Besides the obvious 1 drop mana dorks and Rofelos there is a lot that can be done with elves - like tokens (the tokens do not even have to be elves if you want to be sneaky about them being a tribe)



Elves also has some really good utility creatures, and some strange ones as well if you want to try something new



Hunting triad plays really well with bramblewood paragon btw either spawning six power or by enlargening your big guy and giving him unexpected trample.
 

Grillo_Parlante

Contributor
I don't want a tribal cube, or one that explicitly supports a couple of tribal archetypes (like Golems). I want to take my good stuff cube, swap some cards for choices that can be slightly worse but still good (I feel like cutting cards is very hard nowadays, so there are a lot of options in the cube reserve), but have a more relevant creature type. Then, on top of that, add light support, in the sense that it takes few card slots, that works for any tribes.

It seems more natural that way, and more fun to find out you can draft a Warriors deck, when it's not made obvious. I want players to feel they've taken individual versatile pieces and built creative and unique decks. "Look, I drafted Human control!" "Wow, UR Wizards can be really good when the right enablers show up."

I've been down the incidental tribal road before. I think the soldiers, wizards, vampires, and shamans aren't really worth it. I've personally done vampires before--and I will agree with other posters that its an attractive trap (even when done incidentally). The other three look similar.

Goblins, humans, and warriors look doable, and you could probably cross creature types (e.g goblin rabblemaster). I wouldn't sacrifice power level to make it work, as you are just diluting your cube at that point.

Its hard to grade the generic tribal cards without broader context, but I'm inclined to say "probably a bad idea" for most of them if they are going into a good stuff cube.
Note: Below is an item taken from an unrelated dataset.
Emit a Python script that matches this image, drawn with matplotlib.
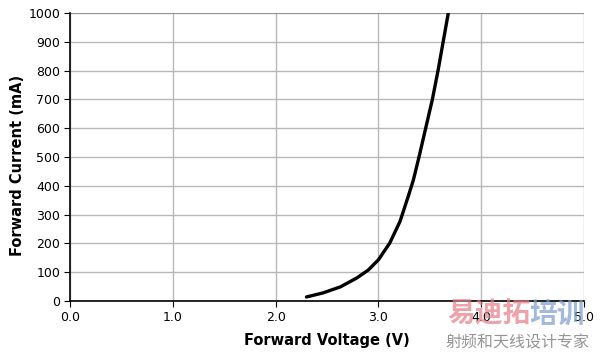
import matplotlib
matplotlib.use("Agg")
import matplotlib.pyplot as plt

# Forward voltage (V) vs forward current (mA)
voltage = [2.30, 2.46, 2.63, 2.79, 2.90, 3.00, 3.11, 3.21, 3.29, 3.34, 3.395,
           3.46, 3.525, 3.58, 3.63, 3.68]
current = [14, 28, 49, 80, 107, 143, 201, 276, 363, 420, 500,
           600, 700, 800, 900, 1000]

x_ticks = [0.0, 1.0, 2.0, 3.0, 4.0, 5.0]
y_ticks = list(range(0, 1001, 100))

plt.rcParams["font.family"] = ["DejaVu Sans", "Noto Sans CJK SC"]

fig = plt.figure(figsize=(6.0, 3.53), dpi=100)
ax = fig.add_axes([70 / 600, 1 - 301 / 353, 514 / 600, 288 / 353])

ax.plot(voltage, current, color="black", linewidth=2.4, solid_capstyle="round",
        solid_joinstyle="round", zorder=3)

ax.set_xlim(0, 5)
ax.set_ylim(0, 1000)
ax.set_xticks(x_ticks)
ax.set_xticklabels([f"{v:.1f}" for v in x_ticks])
ax.set_yticks(y_ticks)
ax.tick_params(axis="both", labelsize=9, length=4, width=0.8, direction="out",
               color="black", pad=3)
ax.grid(True, color="#b8b8b8", linewidth=1.0)
ax.axhline(1000, color="#8c8c8c", linewidth=1.2, zorder=1)
ax.set_axisbelow(True)
for side in ["top", "right"]:
    ax.spines[side].set_visible(False)
for side in ["left", "bottom"]:
    ax.spines[side].set_color("black")
    ax.spines[side].set_linewidth(1.2)

ax.set_xlabel("Forward Voltage (V)", fontsize=10.5, fontweight="bold",
              labelpad=7)
ax.set_ylabel("Forward Current (mA)", fontsize=10.5, fontweight="bold")
ax.yaxis.set_label_coords(-0.087, 0.47)

# watermark
fig.text(0.745, 0.108, "易迪拓", fontsize=20, fontweight="bold", va="center",
         color="#e57c86", alpha=0.7, family=["Noto Sans CJK SC"], zorder=0)
fig.text(0.882, 0.108, "培训", fontsize=20, fontweight="bold", va="center",
         color="#7d9bcf", alpha=0.7, family=["Noto Sans CJK SC"], zorder=0)
fig.text(0.743, 0.028, "射频和天线设计专家", fontsize=11.5, va="center",
         color="#8a8a8a", alpha=0.9, family=["Noto Sans CJK SC"])

fig.savefig("out.png", dpi=100)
It looks like you are introducing an inferior synergy based strategy, which your drafters will likely ignore.
 

FlowerSunRain

Contributor
Goblins are awesome for tribal for some simple reasons:

1) A lot of them are already awesome and diverse in their awesomeness.
2) There incentive cards are awesome.
3) They have tutors to make their awesomeness reliable.
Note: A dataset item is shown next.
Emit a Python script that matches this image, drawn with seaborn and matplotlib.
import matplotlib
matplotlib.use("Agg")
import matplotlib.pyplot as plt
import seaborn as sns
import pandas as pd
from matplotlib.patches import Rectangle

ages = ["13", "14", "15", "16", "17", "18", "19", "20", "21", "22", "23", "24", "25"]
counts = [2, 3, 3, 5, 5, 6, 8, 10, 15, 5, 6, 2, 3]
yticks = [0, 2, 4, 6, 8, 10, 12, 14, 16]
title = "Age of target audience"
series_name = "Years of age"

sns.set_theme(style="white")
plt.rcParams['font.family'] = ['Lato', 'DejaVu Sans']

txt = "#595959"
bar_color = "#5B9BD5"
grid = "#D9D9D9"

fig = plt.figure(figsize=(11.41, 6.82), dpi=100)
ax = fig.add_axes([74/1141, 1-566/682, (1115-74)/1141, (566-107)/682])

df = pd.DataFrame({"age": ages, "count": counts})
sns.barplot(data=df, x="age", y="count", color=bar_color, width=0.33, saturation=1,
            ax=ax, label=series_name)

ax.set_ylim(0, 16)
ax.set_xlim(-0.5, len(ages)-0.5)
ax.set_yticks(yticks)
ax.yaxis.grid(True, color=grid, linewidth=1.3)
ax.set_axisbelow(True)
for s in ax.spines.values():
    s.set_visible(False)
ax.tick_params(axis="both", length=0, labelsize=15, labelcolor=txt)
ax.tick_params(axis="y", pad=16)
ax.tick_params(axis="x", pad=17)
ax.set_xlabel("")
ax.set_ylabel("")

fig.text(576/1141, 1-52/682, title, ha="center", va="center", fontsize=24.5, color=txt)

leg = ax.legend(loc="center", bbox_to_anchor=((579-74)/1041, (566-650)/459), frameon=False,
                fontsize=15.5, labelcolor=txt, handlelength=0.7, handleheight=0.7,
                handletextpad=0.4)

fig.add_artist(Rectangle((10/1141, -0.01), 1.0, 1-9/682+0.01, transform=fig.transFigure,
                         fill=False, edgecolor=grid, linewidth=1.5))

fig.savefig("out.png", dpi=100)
Goblin Matron looks poisonous, but totally isn't. Goblins serve many different purposes and even if you only have 3 of them, being able to get the one you want is going to often be pretty important. The card isn't really a goblin incentive card at all, you don't need to be playing a goblin deck, you just need a few goblins that are diverse in purpose that you'd probably want to play anyway. It can also serve as a backup for a certain card, like welder, guttersnipe or heelcutter that your deck really wants to draw.

Krenko and Rabblemaster are strong and thematic incentive cards that non-goblin decks will pick up. You can throw in a bone like Goblin Chieftain or Goblin Grenade if you want a goblin deck specific incentive.
 

Onderzeeboot

Ecstatic Orb
You are right. Wow, never realized that. I was just looking at the lords, and they suck, but the cards you list are definitely strong enough to be played outside a dedicated goblin deck, yet stronger in a tribal deck. Nice!

 
Goblin is already supported, and I intend to include Goblin Chieftain and Krenko, Mob Boss. Other good ones I run, apart from what what was already mentioned:


All of these have been fine before any sort of Goblin synergy was introduced, and they don't all point at beatdown (though most do), allowing me to keep red interesting.

Matron sounds like a good idea, good with CIP synergy. I'll give it a try, but I fear the 1/1 body might be too irrelevant without a Chieftain to buff her or a Siege-Gang Commander to fling her. Although she can fix this herself. And if you run a lot of Goblins, in a singleton format.. well, she's a toolbox, look at the stuff above. There's burn, bounce, tokens, land destruction, artifact hate, anthems, sacrifice synergies. Definitely interesting.
 
Warren Weirding, Tarfire and Nameless Inversion look a bit underwhelming unless played with Matron. Any other synergies these tribal spells have with other cards?
 
How much do you want to shift your cubes focus toward small creature battles and onboard development?
 
I want to get much more blocking than the average cube - which isn't too hard really. The main goal is to provide more dimensions of synergy.
 
Zombies are really neat in that they occupy different space than a lot of other tribal synergy in that they enable graveyard and value aggro decks, but it's not exactly an onboard mechanic like say devotion or normal tribal tends to be. They are also notoriously bad at blocking, even worse than goblins!

Humans are a tribe with a billion good cards but few human-matters cards worth caring about. I love the base BW human aggro decks I've got to play in cube though and I really encourage people seeing what they can get from cubing multiples of human enablers etc. Confidant, Xathrid and Blasting Station really make me smile.

Oddly trading sometimes becomes really unlikely in these board-building environments. Let me explain! A lot of these decks will be playing super equivalent small guys, attacking and blocking will often mean setting your board back to 1 or maybe 0. Now these formats, often encourage having a bunch of dudes in play, waiting to draw your enabler, or waiting till turn 4-5 to drop your lord, people will sit on their boardstate and a lot of these decks don't feel like they are encouraging you to stock up on Jace's Ingenuity to refill your hands. Just something to think about. You may end up with some coldwars. There are tricks around that but I think I'm too tired to get that deep!

I love tribal constructed and even sometimes cube, I wish you luck!